Almost exactly a year ago, I posted about a Pew study predicting that the proportion of the world population without a religious affiliation would decline sharply by 2050. The basic argument sounds plausible: an increase in the unaffiliated proportion of the population within countries will be more than offset by faster population growth in countries with higher rates of affiliation. But a closer look revealed a surprising prediction for the US, the projection that Christians would decline from 78.3 per cent of the US population in 2010 to 66.4 per cent in 2050 (emphasis added), while the unaffiliated would rise from 16 to 26 per cent. Given that more than 30 per cent of Millennials are already unaffiliated, that seemed like a surprisingly slow rate of change. However, judging by the comments threads, a lot of readers seemed to find the Pew projections fairly plausible.
A year on, Pew has undertaken a new survey focused on the US election. The headline results are for registered voters, but the results turn out to be the same as for the full sample. The big news: “The non-religious are now the country’s largest religious voting bloc, at 21 per cent of registered voters. The Christian groups reported by Pew add up to 66.7 per cent of the population (my calculation, and emphasis added). Other religions account for 11 per cent (according to the WP) leaving a small residual (maybe “declined to say”).

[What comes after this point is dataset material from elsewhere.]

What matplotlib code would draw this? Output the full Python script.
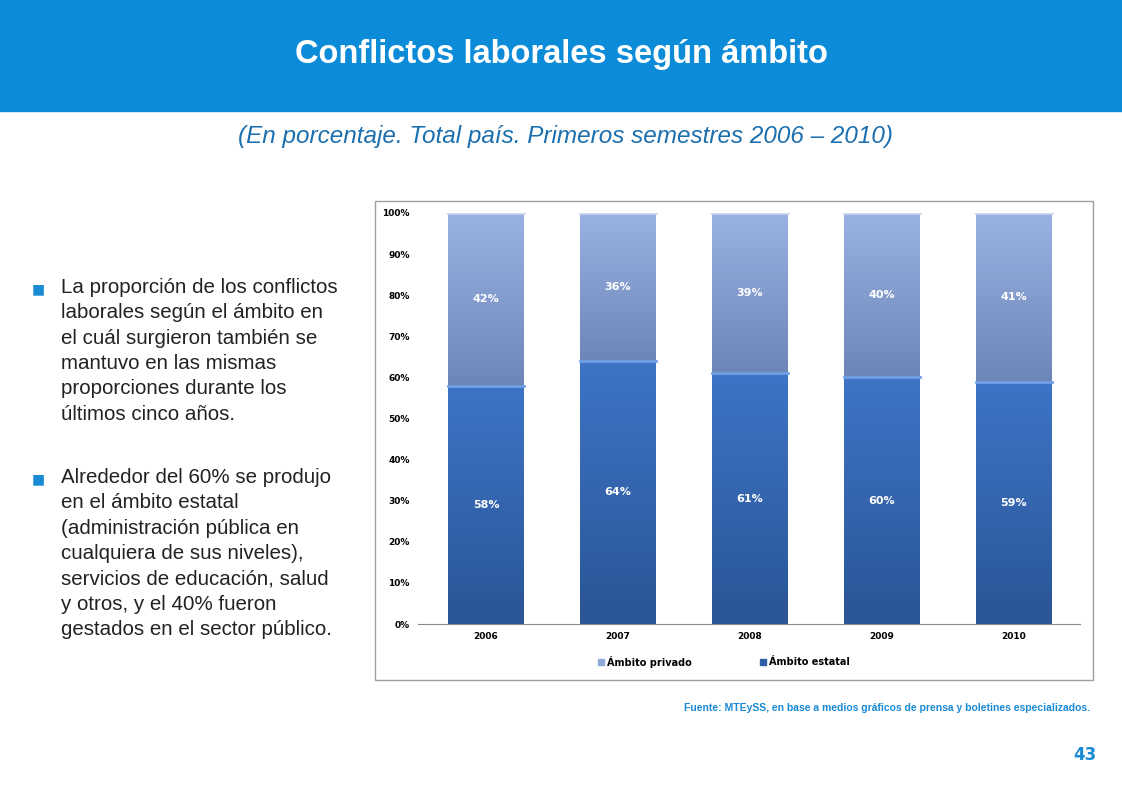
import matplotlib
matplotlib.use("Agg")
import matplotlib.pyplot as plt
import numpy as np
from matplotlib.patches import Rectangle

years = ["2006", "2007", "2008", "2009", "2010"]
estatal = [58, 64, 61, 60, 59]
privado = [42, 36, 39, 40, 41]
yticks = [0, 10, 20, 30, 40, 50, 60, 70, 80, 90, 100]

W, H = 1122, 793
fig = plt.figure(figsize=(W/100, H/100), dpi=100)
fig.patch.set_facecolor("white")

def fx(x): return x / W
def fy(y): return 1 - y / H

# header
fig.patches.append(Rectangle((0, fy(111)), 1, 111/H, transform=fig.transFigure, color="#0b8bd8", zorder=0))
fig.text(0.5, fy(55), "Conflictos laborales según ámbito", color="white", fontsize=23.5, fontweight="bold",
         ha="center", va="center", family="Liberation Sans")
fig.text(fx(565), fy(136), "(En porcentaje. Total país. Primeros semestres 2006 – 2010)", color="#1b6fae",
         fontsize=17.5, style="italic", ha="center", va="center", family="Liberation Sans")

# bullets
b1 = "La proporción de los conflictos\nlaborales según el ámbito en\nel cuál surgieron también se\nmantuvo en las mismas\nproporciones durante los\núltimos cinco años."
b2 = "Alrededor del 60% se produjo\nen el ámbito estatal\n(administración pública en\ncualquiera de sus niveles),\nservicios de educación, salud\ny otros, y el 40% fueron\ngestados en el sector público."
for y0, t in [(289, b1), (479, b2)]:
    fig.text(fx(32), fy(y0), "■", color="#1a8ad4", fontsize=10, va="center", family="DejaVu Sans")
    fig.text(fx(61), fy(y0 - 11), t, color="#222222", fontsize=14.8, va="top", linespacing=1.42,
             family="Liberation Sans")

# chart box
fig.patches.append(Rectangle((fx(375), fy(680)), (1093-375)/W, (680-201)/H, transform=fig.transFigure,
                             facecolor="white", edgecolor="#a0a0a0", lw=1, zorder=1))

ax = fig.add_axes([fx(418), fy(624), (1080-418)/W, (624-213)/H], zorder=2)
ax.set_facecolor("none")
x = np.arange(len(years))
w = 0.575

def grad_bar(xc, b, h, c1, c2):
    g = np.linspace(0, 1, 100).reshape(-1, 1)
    c1 = np.array(matplotlib.colors.to_rgb(c1)); c2 = np.array(matplotlib.colors.to_rgb(c2))
    img = c1 * (1 - g[..., None]) + c2 * g[..., None]
    ax.imshow(img, extent=(xc - w/2, xc + w/2, b, b + h), origin="lower", aspect="auto", zorder=2)

for i in range(len(years)):
    grad_bar(x[i], 0, estatal[i], "#2a5596", "#3e74c6")
    grad_bar(x[i], estatal[i], privado[i], "#6c86b8", "#9ab2e2")
    ax.plot([x[i]-w/2, x[i]+w/2], [estatal[i], estatal[i]], color="#6fa0e6", lw=2, zorder=3)
    ax.plot([x[i]-w/2, x[i]+w/2], [100, 100], color="#c8d6f0", lw=2, zorder=3)
    ax.text(x[i], estatal[i]/2, f"{estatal[i]}%", color="white", fontsize=8, fontweight="bold",
            ha="center", va="center", zorder=4)
    ax.text(x[i], estatal[i] + privado[i]/2, f"{privado[i]}%", color="white", fontsize=8,
            fontweight="bold", ha="center", va="center", zorder=4)

ax.set_xlim(-0.515, 4.5)
ax.set_ylim(0, 100)
ax.set_yticks(yticks)
ax.set_yticklabels([f"{v}%" for v in yticks], fontsize=6.5, fontweight="bold")
ax.set_xticks(x)
ax.set_xticklabels(years, fontsize=6.5, fontweight="bold")
for s in ["top", "right", "left"]:
    ax.spines[s].set_visible(False)
ax.spines["bottom"].set_color("#888888")
ax.tick_params(length=0, pad=6)

# legend
for lx, lab, col in [(598, "Ámbito privado", "#8ea8d8"), (760, "Ámbito estatal", "#2f5ea8")]:
    fig.patches.append(Rectangle((fx(lx), fy(665)), 6/W, 6/H, transform=fig.transFigure, color=col, zorder=3))
    fig.text(fx(lx + 9), fy(662), lab, fontsize=7, fontweight="bold", va="center")

fig.text(fx(1090), fy(708), "Fuente: MTEySS, en base a medios gráficos de prensa y boletines especializados.",
         color="#1a8ad4", fontsize=7.5, fontweight="bold", ha="right", va="center", family="Liberation Sans")
fig.text(fx(1097), fy(755), "43", color="#1a8ad4", fontsize=12, fontweight="bold", ha="right", va="center")

fig.savefig("out.png", dpi=100)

To sum up, the decline in US Christian affiliation that the Pew study predicted would occur by 2050, has already happened, as has half of the increase in the projected proportion of unaffiliated. I think the authors of the study should take another look at the data and consider publishing a correction.
Politically, the immediate implications are obvious, the longer term less so. White evangelicals overwhelmingly back the Republicans, while the unaffilated are equally strongly Democratic. So, the long run prospects for a white Christianist identity politics, the core of the current Republican party, don’t look great. On the other hand, similar tribalist parties have done well in Europe despite the collapse in religious belief there, partly by using a version of secularism to support anti-Islamic policies, and partly by treating Christian cultural identity as a part of tribal identification that can outlive actual religious belief or even affiliation.